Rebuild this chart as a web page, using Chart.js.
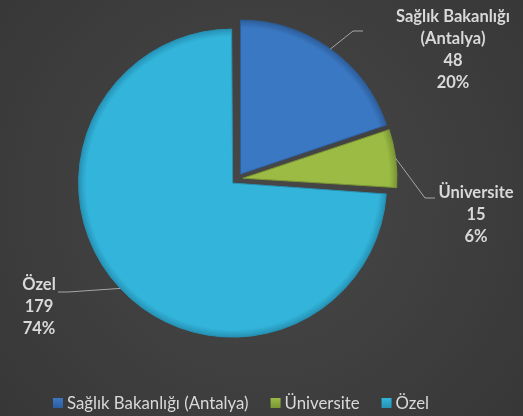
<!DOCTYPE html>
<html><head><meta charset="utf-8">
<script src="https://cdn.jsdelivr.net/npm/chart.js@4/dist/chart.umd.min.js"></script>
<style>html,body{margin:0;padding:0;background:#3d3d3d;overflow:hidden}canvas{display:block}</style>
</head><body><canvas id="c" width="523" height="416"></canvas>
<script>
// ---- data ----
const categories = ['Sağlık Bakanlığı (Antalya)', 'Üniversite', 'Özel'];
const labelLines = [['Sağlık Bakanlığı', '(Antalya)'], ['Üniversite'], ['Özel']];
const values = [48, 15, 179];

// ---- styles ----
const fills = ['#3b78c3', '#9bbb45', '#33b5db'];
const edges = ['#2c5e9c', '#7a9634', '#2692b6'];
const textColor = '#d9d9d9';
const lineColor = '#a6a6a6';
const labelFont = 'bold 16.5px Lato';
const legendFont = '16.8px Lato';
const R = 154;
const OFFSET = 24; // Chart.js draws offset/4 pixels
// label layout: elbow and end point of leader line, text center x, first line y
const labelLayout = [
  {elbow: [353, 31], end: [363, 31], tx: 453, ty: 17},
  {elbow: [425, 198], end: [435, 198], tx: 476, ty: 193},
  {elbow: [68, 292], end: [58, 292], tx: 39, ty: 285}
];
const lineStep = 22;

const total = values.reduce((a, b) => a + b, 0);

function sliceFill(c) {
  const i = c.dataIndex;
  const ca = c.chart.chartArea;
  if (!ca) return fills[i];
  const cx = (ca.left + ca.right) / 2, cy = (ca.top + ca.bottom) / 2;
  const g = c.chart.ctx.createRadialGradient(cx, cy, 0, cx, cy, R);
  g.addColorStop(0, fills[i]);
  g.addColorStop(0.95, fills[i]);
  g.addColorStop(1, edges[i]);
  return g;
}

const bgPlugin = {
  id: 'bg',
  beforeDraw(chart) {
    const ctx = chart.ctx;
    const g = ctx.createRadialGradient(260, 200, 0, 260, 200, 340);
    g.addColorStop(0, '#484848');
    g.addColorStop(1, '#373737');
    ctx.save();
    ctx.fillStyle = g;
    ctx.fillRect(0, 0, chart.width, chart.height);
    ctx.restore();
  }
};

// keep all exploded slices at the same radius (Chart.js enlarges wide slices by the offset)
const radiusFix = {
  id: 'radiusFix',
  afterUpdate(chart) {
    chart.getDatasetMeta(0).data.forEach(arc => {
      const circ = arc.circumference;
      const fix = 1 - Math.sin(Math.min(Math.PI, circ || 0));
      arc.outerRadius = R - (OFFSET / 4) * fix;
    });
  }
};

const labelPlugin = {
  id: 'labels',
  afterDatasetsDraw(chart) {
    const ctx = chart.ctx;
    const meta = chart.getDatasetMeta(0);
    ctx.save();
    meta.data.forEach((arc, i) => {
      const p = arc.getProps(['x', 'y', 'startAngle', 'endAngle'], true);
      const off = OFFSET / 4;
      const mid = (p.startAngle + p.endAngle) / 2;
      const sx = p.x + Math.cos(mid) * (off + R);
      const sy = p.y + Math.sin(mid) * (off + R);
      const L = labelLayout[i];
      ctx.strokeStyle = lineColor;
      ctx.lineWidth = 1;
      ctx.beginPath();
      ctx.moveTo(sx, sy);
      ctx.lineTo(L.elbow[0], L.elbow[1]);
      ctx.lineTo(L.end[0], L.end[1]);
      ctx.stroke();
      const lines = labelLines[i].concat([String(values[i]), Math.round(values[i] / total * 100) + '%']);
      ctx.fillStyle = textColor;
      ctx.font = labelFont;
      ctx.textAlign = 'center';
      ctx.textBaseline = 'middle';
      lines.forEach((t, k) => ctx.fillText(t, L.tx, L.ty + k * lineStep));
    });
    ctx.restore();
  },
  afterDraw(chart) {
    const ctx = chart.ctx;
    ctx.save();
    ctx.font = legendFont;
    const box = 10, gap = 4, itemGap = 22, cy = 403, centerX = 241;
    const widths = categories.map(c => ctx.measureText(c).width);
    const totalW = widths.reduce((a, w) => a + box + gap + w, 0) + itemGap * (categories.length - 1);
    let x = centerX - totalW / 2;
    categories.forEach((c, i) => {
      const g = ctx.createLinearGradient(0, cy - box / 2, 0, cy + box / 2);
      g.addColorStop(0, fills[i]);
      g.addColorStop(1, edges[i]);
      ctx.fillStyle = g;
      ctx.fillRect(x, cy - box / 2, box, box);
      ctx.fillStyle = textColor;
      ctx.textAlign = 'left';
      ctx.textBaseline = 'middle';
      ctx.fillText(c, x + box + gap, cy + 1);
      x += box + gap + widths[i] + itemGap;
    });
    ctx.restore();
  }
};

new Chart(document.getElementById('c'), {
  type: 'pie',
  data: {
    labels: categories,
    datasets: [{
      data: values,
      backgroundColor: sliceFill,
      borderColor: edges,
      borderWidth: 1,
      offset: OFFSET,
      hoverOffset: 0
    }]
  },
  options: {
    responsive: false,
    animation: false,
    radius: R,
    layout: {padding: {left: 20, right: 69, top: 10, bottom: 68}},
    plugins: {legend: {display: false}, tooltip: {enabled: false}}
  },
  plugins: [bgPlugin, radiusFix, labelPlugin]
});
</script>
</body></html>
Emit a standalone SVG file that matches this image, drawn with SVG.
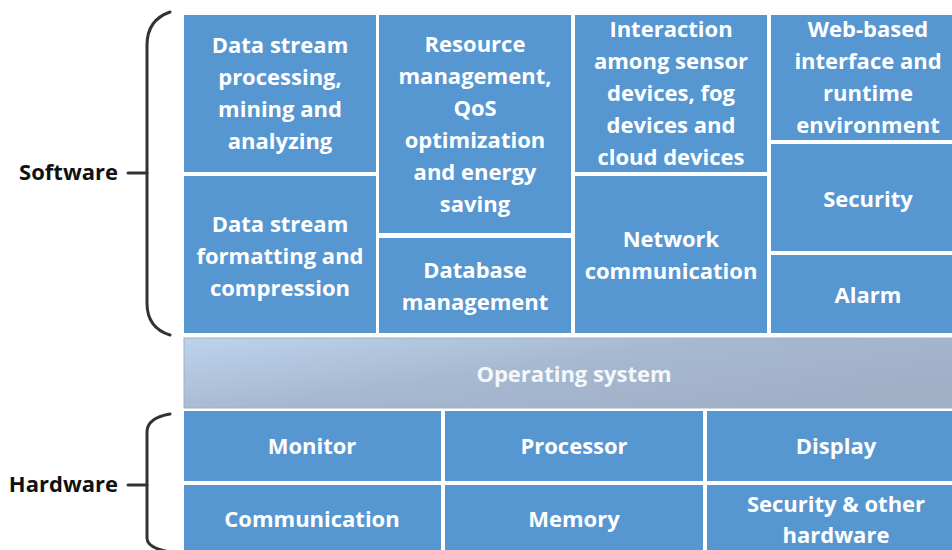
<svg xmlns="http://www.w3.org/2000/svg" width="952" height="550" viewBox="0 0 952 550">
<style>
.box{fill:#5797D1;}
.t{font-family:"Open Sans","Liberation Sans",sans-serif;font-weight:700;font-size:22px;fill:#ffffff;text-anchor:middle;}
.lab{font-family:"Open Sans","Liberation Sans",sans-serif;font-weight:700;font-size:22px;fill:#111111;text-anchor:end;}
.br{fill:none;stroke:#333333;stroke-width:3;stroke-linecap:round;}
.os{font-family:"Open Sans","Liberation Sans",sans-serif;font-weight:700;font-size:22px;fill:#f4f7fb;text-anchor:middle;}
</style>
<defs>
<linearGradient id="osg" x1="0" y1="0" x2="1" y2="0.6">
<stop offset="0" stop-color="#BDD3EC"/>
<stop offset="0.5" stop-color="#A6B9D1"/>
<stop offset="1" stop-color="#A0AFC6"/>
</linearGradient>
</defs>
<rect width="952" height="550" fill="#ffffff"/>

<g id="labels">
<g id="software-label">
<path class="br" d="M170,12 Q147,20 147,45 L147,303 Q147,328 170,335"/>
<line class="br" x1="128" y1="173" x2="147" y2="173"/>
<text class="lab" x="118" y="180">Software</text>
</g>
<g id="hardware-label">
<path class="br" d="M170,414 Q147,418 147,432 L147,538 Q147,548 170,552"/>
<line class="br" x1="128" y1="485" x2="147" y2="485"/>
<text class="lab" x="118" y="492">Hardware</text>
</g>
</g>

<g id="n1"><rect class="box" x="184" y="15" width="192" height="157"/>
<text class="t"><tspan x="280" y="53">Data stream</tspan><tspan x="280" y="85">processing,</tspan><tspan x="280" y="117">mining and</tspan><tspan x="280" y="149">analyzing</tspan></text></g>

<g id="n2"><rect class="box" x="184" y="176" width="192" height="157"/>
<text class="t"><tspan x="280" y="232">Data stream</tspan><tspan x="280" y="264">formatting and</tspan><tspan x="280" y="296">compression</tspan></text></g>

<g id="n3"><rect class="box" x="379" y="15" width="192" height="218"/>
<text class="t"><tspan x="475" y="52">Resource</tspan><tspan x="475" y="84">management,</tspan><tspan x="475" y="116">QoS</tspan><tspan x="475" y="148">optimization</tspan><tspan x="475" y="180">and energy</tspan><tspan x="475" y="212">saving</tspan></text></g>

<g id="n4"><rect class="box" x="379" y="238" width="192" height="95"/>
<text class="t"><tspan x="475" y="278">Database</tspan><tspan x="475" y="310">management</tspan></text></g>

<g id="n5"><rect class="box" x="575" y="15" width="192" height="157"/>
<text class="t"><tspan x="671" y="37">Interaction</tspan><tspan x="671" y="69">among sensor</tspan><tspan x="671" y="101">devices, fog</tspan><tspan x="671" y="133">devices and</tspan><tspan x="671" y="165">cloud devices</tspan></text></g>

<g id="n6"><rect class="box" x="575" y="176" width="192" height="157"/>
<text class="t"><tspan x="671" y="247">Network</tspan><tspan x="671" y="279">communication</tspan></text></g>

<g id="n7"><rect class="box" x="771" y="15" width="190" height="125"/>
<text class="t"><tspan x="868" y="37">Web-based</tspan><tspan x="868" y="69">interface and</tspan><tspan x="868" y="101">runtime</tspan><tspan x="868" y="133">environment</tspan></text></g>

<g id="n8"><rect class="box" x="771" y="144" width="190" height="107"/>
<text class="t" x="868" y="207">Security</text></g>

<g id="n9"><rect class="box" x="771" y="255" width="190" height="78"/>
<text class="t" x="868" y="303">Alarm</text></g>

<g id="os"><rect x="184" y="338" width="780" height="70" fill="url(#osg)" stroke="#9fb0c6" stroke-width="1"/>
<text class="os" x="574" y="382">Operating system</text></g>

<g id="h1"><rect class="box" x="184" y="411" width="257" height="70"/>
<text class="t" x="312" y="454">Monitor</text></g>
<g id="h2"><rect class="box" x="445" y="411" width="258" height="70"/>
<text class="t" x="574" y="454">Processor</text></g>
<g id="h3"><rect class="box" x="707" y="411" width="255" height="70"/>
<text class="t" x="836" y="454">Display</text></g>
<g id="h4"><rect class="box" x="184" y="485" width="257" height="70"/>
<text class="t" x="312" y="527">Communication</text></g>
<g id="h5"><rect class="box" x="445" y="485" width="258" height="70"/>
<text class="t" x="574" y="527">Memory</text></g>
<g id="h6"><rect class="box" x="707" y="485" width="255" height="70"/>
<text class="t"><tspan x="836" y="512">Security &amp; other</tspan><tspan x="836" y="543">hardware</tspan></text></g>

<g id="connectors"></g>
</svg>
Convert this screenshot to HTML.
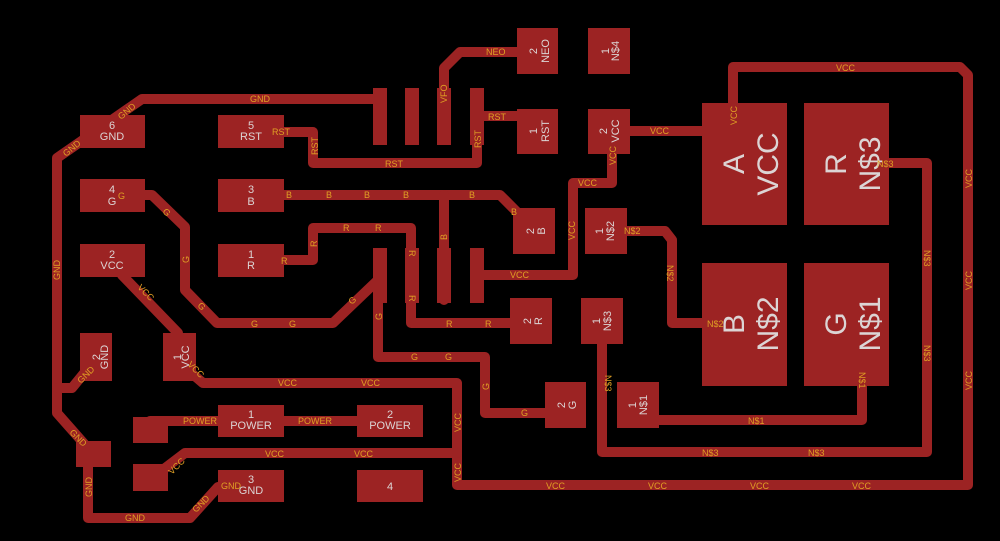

> **Aim**:
Transcribe, from the records above, the first line and every line after it up to and including the line with "const values = [48, 15, 179];"; omit pictures.

> **Expected answer**:
Rebuild this chart as a web page, using Chart.js.
<!DOCTYPE html>
<html><head><meta charset="utf-8">
<script src="https://cdn.jsdelivr.net/npm/chart.js@4/dist/chart.umd.min.js"></script>
<style>html,body{margin:0;padding:0;background:#3d3d3d;overflow:hidden}canvas{display:block}</style>
</head><body><canvas id="c" width="523" height="416"></canvas>
<script>
// ---- data ----
const categories = ['Sağlık Bakanlığı (Antalya)', 'Üniversite', 'Özel'];
const labelLines = [['Sağlık Bakanlığı', '(Antalya)'], ['Üniversite'], ['Özel']];
const values = [48, 15, 179];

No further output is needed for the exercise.